半年間続いてきた連続テレビ小説『らんまん』(NHK)も、いよいよ今週末で幕を閉じます。
関東大震災の前あたりから時間は一気に進み、気がつけば万太郎(神木隆之介)も妻の寿恵子(浜辺美波)も、孫のいる夫婦になっていました。
「寿恵子という存在」の大きさ
ここまで見てきて、つくづく思うことがあります。
それは、このドラマにおける「寿恵子という存在」の大きさです。
万太郎はもちろん、見る側にとっても、彼女がいてくれて本当に良かった。いや、助かったということです。
何しろ、万太郎という主人公は、良くも悪くも、ずっと同じことを続けてきた人物です。
大学に出入りしようが、それを禁じられようが、また多額の借金を抱えようが、年齢を重ねようが、万太郎がやってきたことはいつも変わりません。
ひたすら植物採集を行い、その草花を絵と文で記録し、それが貴重な植物図鑑となっていく。
モデルの牧野富太郎が実際にそうだったのかもしれませんが、ドラマの主人公という意味では、「変化」にとぼしいことは否めませんでした。
その一方で、物語に豊かな「起伏」を与えてくれたのが寿恵子です。
研究に湯水のごとくカネを使う夫のために家計をやりくりし、借金取りたちとの愉快な攻防を繰り返しながら、いつも笑顔を絶やさない。
ついには、自分で「待合茶屋」まで開業してしまった。
夫と暮らす長屋ではごく普通の妻であり母でありながら、自分の店では凛とした美しい女将です。
さらに関東大震災の後、万太郎にも知らせず、東京郊外に土地を購入。
住居と標本の保存だけでなく、四季の草花と常に接することの出来る環境を整えました。
しかも、それらはカネに無頓着な“坊ちゃん”である万太郎のためだけでなく、自らの意思と選択による、自分の「生きる道」でもあったのです。
寿恵子は「朝ドラ三大女房」の一人に
『南総里見八犬伝』の愛読者である寿恵子は、自分の人生を「冒険」に見立て、夫を支える苦労も困難も常に楽しんできました。
誰をも和ませてしまう笑顔と、ここぞという時の思い切りの良さと勝負勘。
その姿が見る側を元気づけ、寿恵子と共に万太郎という“不思議な天才”を応援する気持ちにさせてくれたのです。
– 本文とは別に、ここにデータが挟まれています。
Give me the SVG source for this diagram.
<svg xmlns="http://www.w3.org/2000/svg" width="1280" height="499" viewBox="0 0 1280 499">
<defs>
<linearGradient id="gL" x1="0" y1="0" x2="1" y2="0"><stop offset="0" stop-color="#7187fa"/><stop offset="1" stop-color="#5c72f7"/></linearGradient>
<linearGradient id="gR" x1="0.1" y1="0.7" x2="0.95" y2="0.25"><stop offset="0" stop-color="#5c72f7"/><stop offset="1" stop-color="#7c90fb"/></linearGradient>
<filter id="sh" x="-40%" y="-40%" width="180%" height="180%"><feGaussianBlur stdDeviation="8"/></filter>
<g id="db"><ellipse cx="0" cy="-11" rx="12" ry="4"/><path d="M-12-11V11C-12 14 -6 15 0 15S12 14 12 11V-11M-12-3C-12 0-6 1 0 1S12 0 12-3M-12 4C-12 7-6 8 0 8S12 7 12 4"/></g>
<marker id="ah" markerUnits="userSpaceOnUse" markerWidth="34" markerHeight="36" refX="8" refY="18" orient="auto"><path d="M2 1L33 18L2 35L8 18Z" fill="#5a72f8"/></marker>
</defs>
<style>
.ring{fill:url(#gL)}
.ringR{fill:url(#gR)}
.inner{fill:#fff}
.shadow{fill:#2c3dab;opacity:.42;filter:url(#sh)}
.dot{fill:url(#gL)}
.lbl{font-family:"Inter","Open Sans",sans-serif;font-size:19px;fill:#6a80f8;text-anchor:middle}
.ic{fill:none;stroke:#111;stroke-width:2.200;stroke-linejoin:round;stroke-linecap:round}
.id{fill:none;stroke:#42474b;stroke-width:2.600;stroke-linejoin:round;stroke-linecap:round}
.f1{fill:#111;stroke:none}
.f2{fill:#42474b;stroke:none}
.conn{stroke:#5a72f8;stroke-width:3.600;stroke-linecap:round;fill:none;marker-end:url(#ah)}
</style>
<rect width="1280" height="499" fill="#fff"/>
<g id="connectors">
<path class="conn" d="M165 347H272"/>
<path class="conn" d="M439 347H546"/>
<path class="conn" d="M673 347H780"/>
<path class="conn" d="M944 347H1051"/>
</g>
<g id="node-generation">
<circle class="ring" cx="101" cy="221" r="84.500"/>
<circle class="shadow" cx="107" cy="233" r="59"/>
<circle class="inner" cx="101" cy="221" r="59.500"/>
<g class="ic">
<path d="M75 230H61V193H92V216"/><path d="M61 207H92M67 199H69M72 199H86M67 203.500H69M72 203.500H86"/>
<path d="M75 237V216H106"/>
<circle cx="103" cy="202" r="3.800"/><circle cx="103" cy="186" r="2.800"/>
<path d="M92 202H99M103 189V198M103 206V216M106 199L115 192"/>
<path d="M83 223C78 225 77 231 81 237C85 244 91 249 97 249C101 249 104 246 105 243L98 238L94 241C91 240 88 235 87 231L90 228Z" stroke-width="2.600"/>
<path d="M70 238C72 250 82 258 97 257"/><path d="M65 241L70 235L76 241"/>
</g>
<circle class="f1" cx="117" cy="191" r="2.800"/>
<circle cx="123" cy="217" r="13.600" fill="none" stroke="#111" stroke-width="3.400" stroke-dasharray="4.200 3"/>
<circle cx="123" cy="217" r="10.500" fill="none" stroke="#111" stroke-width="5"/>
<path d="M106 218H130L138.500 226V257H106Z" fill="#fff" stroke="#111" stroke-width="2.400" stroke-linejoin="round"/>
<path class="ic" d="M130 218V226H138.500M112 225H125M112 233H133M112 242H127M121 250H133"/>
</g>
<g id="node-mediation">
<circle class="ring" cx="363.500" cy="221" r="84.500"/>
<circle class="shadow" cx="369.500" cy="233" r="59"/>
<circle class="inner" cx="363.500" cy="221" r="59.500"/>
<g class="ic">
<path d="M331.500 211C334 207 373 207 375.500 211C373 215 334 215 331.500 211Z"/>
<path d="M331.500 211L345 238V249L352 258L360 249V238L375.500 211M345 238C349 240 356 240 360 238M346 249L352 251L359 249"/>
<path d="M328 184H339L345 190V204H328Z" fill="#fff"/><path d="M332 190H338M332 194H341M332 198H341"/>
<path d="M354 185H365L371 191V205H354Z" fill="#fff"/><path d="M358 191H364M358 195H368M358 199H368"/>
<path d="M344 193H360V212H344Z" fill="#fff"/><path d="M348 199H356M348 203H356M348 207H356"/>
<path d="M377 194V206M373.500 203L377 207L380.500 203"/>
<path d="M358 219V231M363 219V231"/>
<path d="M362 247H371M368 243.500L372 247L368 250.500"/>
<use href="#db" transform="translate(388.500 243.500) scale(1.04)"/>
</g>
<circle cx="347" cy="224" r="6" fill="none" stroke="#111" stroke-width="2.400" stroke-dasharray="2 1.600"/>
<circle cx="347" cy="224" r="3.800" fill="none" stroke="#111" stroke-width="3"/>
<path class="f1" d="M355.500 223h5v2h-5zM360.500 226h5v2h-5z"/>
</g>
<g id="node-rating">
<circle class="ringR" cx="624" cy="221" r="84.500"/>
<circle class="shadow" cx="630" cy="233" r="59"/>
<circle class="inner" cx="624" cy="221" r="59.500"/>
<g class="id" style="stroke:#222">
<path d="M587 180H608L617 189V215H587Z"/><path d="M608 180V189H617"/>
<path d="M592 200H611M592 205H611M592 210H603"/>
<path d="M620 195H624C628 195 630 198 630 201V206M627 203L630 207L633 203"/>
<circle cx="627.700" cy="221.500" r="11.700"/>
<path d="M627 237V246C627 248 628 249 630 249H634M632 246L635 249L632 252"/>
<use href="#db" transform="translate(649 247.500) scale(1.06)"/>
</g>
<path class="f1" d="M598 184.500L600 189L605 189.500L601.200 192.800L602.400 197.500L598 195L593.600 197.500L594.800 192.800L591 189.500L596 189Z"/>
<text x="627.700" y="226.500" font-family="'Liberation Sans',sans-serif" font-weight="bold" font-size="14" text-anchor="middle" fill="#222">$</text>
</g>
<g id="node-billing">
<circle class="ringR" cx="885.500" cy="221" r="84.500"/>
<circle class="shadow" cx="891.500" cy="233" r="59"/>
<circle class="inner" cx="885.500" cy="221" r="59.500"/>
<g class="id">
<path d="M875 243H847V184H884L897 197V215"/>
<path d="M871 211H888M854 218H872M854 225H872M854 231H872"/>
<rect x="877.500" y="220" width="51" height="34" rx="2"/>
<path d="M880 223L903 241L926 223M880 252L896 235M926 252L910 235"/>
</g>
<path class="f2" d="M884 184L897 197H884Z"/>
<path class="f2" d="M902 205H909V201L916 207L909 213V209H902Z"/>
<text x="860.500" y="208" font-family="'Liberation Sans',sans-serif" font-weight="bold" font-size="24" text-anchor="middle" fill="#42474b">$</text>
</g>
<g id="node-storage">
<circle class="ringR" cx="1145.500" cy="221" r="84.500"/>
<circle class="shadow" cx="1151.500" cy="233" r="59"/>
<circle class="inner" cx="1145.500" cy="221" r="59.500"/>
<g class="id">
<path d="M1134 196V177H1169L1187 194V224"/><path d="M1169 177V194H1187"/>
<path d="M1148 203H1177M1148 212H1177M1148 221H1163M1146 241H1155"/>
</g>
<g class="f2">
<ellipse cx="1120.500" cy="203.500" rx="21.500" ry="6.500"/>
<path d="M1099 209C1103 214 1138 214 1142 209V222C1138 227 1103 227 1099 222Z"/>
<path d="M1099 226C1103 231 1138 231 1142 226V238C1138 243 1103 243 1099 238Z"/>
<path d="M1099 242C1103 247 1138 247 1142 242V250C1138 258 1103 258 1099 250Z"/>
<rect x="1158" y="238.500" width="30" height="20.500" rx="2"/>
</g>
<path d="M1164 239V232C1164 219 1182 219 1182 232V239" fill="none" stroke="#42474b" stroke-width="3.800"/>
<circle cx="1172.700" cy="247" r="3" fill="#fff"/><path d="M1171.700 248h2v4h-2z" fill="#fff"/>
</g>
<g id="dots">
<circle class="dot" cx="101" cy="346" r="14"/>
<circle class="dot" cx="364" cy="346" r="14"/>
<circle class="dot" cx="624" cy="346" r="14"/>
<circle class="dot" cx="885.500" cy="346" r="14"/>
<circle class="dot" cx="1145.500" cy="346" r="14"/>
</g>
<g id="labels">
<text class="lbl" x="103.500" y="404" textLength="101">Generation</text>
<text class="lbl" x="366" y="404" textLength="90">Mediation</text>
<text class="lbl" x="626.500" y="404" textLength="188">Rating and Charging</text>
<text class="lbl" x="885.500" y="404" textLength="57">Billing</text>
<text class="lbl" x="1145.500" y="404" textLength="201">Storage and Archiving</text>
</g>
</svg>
『らんまん』における、「もう一人の主人公」だった寿恵子。
これはもう、『ゲゲゲの女房』の布美枝(松下奈緒)や、『まんぷく』の福子(安藤サクラ)と並ぶ、「朝ドラ三大女房」と呼んでもいいのではないでしょうか。
そんな寿恵子の魅力を、浜辺さんが全身で表現してくれました。少し早いですが、大きな拍手を送りたいと思います。